Alice couldn’t help laughing, as she said, “I don’t want you to hire ME - and I don’t care for jam.’
“It’s very good jam,” said the Queen.
“Well, I don’t want any TO-DAY, at any rate.”
“You couldn’t have it if you DID want it,” the Queen said. “The rule is, jam to-morrow and jam yesterday - but never jam to-day.”
“It MUST come sometimes to ‘jam to-day,’” Alice objected.
“No, it can’t,” said the Queen. “It’s jam every OTHER day: to-day isn’t any OTHER day, you know.”
“I don’t understand you,” said Alice.
Through the Looking Glass & What Alice Found There, Lewis Carroll
Kettle. Tea. Still dark outside, and raining now, the first train trundling up to London, the sound carrying across the fields in the damp air. Everything’s louder when it rains.
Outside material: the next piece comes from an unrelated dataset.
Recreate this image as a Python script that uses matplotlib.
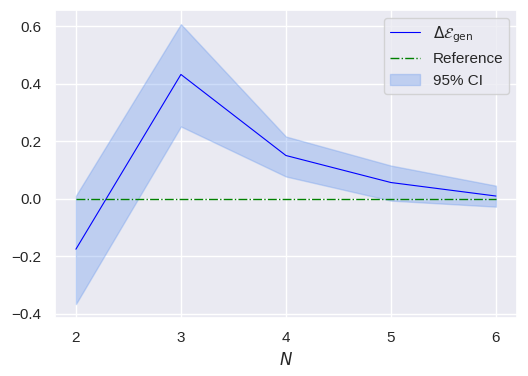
import matplotlib
matplotlib.use("Agg")
import matplotlib.pyplot as plt
import numpy as np
import seaborn as sns

N = [2, 3, 4, 5, 6]
delta_gen = [-0.176, 0.432, 0.150, 0.056, 0.009]
ci_low = [-0.367, 0.251, 0.077, -0.007, -0.028]
ci_high = [0.010, 0.607, 0.216, 0.115, 0.045]
reference = [0.0, 0.0, 0.0, 0.0, 0.0]

sns.set_theme()
plt.rcParams["font.family"] = ["Liberation Sans", "DejaVu Sans"]

fig, ax = plt.subplots(figsize=(5.28, 3.76), dpi=100)
fig.subplots_adjust(left=0.104, right=0.979, top=0.973, bottom=0.154)

ax.plot(N, delta_gen, color="blue", lw=0.8, label=r"$\Delta\mathcal{E}_{\rm gen}$")
ax.plot(N, reference, color="green", ls="-.", lw=1.0, label="Reference")
ax.fill_between(N, ci_low, ci_high, color="cornflowerblue", alpha=0.32, label="95% CI")

ax.set_xticks(N)
ax.set_xlabel("$N$")
ax.legend(loc="upper right")

fig.savefig("out.png", dpi=100)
And now the birds are getting going – far too many birds, surely, for winter, reminding me that it’s not just gardeners who are still waiting for the cold weather to arrive. The prospect of a new year frost is held out like the promise of jam tomorrow. but in this crazy El Nino winter that has brought serious flooding to the north of the country (exacerbated, it has to be said, by the shortsighted land use policies of recent governments at both local and national levels), it’s hard to imagine that we’ll see anything other than a barely noticeable transition into a mild and wet spring. That said, the first week of January looks to be a chillier prospect than anything December had for us, though not quite sufficient to put a check either on the plants making an early appearance, or the persistence of garden pests and diseases, storing up trouble for the season to come. A friend tweeted a picture of a small aphid infestation in her garden a couple of days ago, and I don’t recall ever before having to swat away mosquitos on Christmas day.
Today, though, we’re promised clear skies and sunshine in Kent – a pleasant way to see out the year in the garden. Winter tomorrow.